Online analytics service Clicky has announced their plans to translate and localize the service into about ten of their top requested languages. The languages include: German, Spanish, Portugese, Italian, Russian, Swedish, Turkish and Dutch. Facebook recently began a translation project as well.
This is a "community" project — that means Clicky is asking its users to do the translation. You select a language and are presented with a term to translate. After the translations are in the system, you can vote on which translation is best and then a winner for each needed translation will be selected. What I’d like to see added is a percentage of total completion for each language.
Are you thinking about translation and localization as you develop your Web applications? While not applicable in every case, localization can bring new visitors and potential incremental revenue. If you aren’t thinking of localization, please share your reasons why.




It’s not just the work of entering, it’s the software design it requires to use localization. Every little element ends up looked up from a database, it makes it harder to work on templates and make changes, its just not worth it in my opinion.
I think it’d be far more useful to make applications that needed far less localization, through just being easy to use on first glance. The incremental gains, in my experience, have not been worth the enormous work involved.
Localization causes major work, not only does it make the development of a website more complex, it also means that for every update, you have to adjust multiple languages too now.
Worst situation is to localize a website that was not built with that in mind.
At Supertext we built the first version just plain in one language without localization and now step by step we take localization into account (without actually transalating it yet). Once everything is “localization ready” we will do the translation into English, French and Italien (Currently we are only in German).
But localization is more thant just translating some text, now you have different timezones, different currencies, different ways to write dates, etc.
Also, most frameworks have good support for simple translation of static text, but what to do with all the lists that a DB driven?
The list goes on :-)
How do other people approach this? Am I making this too complex?
I forgot to say, it really depends on the nature of your service as well, in terms of is it worth it or not. We are very international, only 1/3 of our users are in the US, so for us it’s huge to do this. For more local services, or things that are only meant for US visitors, I would agree it’s not worth it.
It is a big pain in the ass to do this. I spent over 100 hours working on it! And I am planning to add a “percent done” next to each language, I just haven’t done it yet.
Remy, our system is really unique… this wasn’t mentioned in our blog post but I was planning to talk about it once we had some languages live. Whenever we update the English version of any term or phrase, it is flagged in our database as needing to be updated for the other languages too. For anyone looking at our translation page, they will see there are new terms that need updating, and they can submit their own or vote on submissions of others.
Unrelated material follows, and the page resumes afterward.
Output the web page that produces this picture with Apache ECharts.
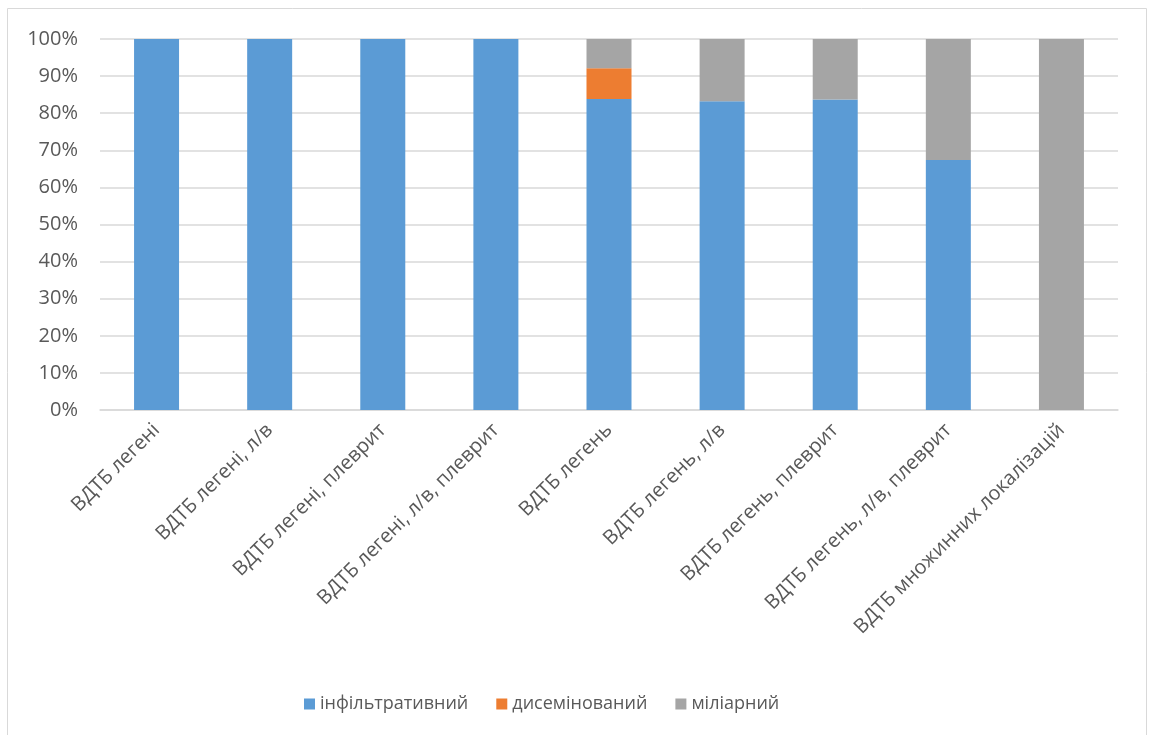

The system will be auto-updating in the middle of the night every night so that new terms will be included in our localizations almost automatically (we’ll still be verifying new terms against online translation services first). This will be really amazing and takes away most of the headache of keeping everything up to date.
Morgan, I agree in some ways. Clicky is dead simple and doesn’t really need much localization if you are just looking at your stats. But there is much more to the service than that (documentation, many prefs/options, etc). There’s no way around that.